Her relationships with two key IBM executives, Susan Whitney and Rodney Adkins, illustrate this perfectly. She met them at different points in her career and intentionally kept them updated on her achievements through brief, quarterly emails. She sought their mentorship and, by consistently delivering exceptional results on challenging projects, she earned their trust and respect. Over nearly a decade, these relationships evolved. When it came time for promotions, it was Susan and Rodney who pounded the table for her in rooms she wasn't in. They had become her sponsors. The book emphasizes that you must earn sponsorship by demonstrating your worth, but you must also be strategic in building and nurturing the relationships that will one day open doors.
Promotion Is a Campaign You Must Intentionally Lead
Key Insight 5
Narrator: Getting promoted isn't a passive reward for hard work; it's an active process that women must intentionally lead. This requires a clear game plan. The book highlights the journey of Erica Qualls-Battey, who rose through 16 promotions over 28 years at Marriott, starting as a part-time phone operator. Her success wasn't accidental. From the beginning, she openly shared her ambition to become a vice president. She relentlessly sought new skills, took on challenging roles to prove her value, and made sure her leadership knew what she wanted.
Abji’s own first promotion to sales leader followed a similar pattern. She took on a role everyone thought was impossible—selling to competitors' clients—and after five months of rejection, won a massive deal. This got her noticed by senior leadership. But she didn't stop there. She directly asked her boss what she needed to demonstrate to be considered for the next leadership opening. By mastering her role, building visibility, and clearly advocating for herself, she secured the promotion eight months later. The message is clear: you must not only be the best candidate but also ensure that the right people know you are the best candidate and that you want the job.

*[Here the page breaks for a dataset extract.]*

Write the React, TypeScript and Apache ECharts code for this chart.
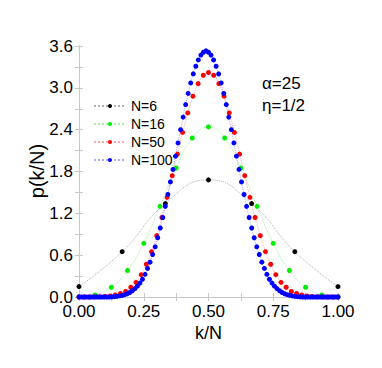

The Final Step Is to Pay It Forward
Key Insight 6
Narrator: The book concludes with a powerful call to action: true leadership isn't just about your own success, but about lifting others. Abji's perspective on this was profoundly shaped by her mother's final days. After reaching the pinnacle of her career at IBM, she realized her definition of success needed to evolve once more. Spending time with her dying mother, she understood that her legacy wouldn't be her title, but the impact she had on others.
This realization led her to leave her corporate career and dedicate herself to empowering other women. She shares a quote from Michelle Obama: "When you have worked hard, and done well, and walked through that doorway of opportunity, you do not slam it shut behind you. You reach back." This encapsulates the book's ultimate message. The eight intentional strategies are not just a roadmap for personal ambition; they are tools to gain the influence needed to create opportunities for others.
Conclusion
Narrator: At its heart, Show Your Worth is a powerful argument against passivity. It dismantles the myth that career advancement is a mysterious process and replaces it with a clear, actionable framework. The single most important takeaway is that for women to close the gender gap and emerge as leaders, they must approach their careers with unwavering intentionality—defining success, focusing attention, creating value, building relationships, and campaigning for promotion with purpose and a plan.
The book leaves us with a profound challenge. It’s not enough to simply climb the ladder. The real measure of success is whether you use your position to hold the ladder steady for the women coming up behind you. Are you willing to not only show your own worth, but to actively create a world where every woman has the chance to show hers?